I once travelled all the way to San Francisco without realising that my son had placed an enormous lump of fossilised rock in my bag on a previous trip to Dorset. I then agonised over what to do with the rock, and decided that it was my ecological duty to return it whence it came. I therefore carried it all the way back with me. I don't think I told my husband about that.

Now, you might say that none of this matters. It is, after all, my bag, and I can keep what the hell I like in it. But, the other day, my daughter went to school without her book-bag. We saw it when we returned to the house, and I was about to take it to the school office when my husband questioned whether there was anything in it that she might urgently need. We looked inside, and what we discovered has confirmed beyond doubt that childhood behaviour patterns are learnt from their parents. It was the bag of a mini-me, though thankfully without the liquor and pills: empty Christmas-card envelopes jockeyed for position with scrunched-up crisp wrappers, conkers and bits of colouring-in.
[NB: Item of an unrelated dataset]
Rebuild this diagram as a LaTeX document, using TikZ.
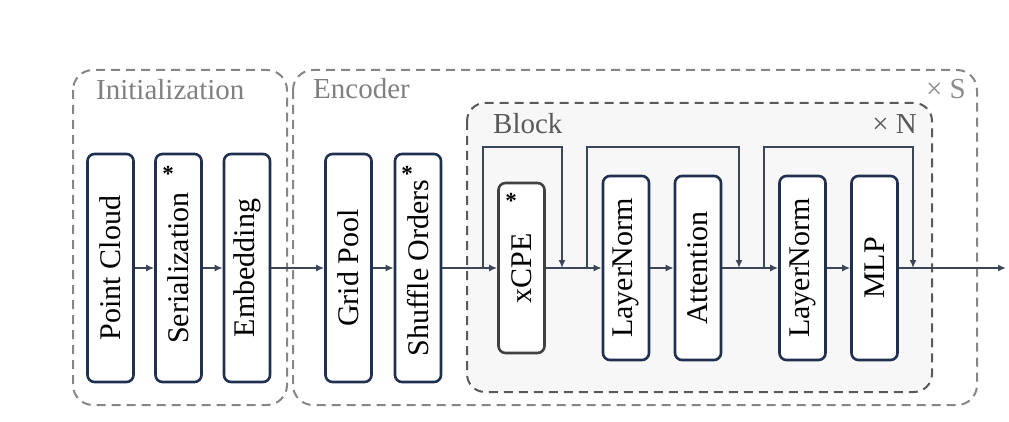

Does this mean that she too has an interior life that is chaotic and unstructured? Or are messy handbags the inevitable adjunct to a busy existence – we all have detritus, after all, but some of us simply don't have time to deal with it. We daren't waste valuable moments of creativity looking for dustbins or buying Handy Andys; we have loftier aims in mind.

Yes, perhaps that's it. Why clear out rubbish when you could be reading the broadsheet editorials, cooking a cheese soufflé and composing sonnets? A tidy bag is testament to an empty mind and a fruitless day; it is anathema to the have-it-all generation. I shall therefore use my messy rucksack as a stepping stone to remount my feminist pedestal – and the crunching sound as I do so tells me that I have just found those lost sunglasses.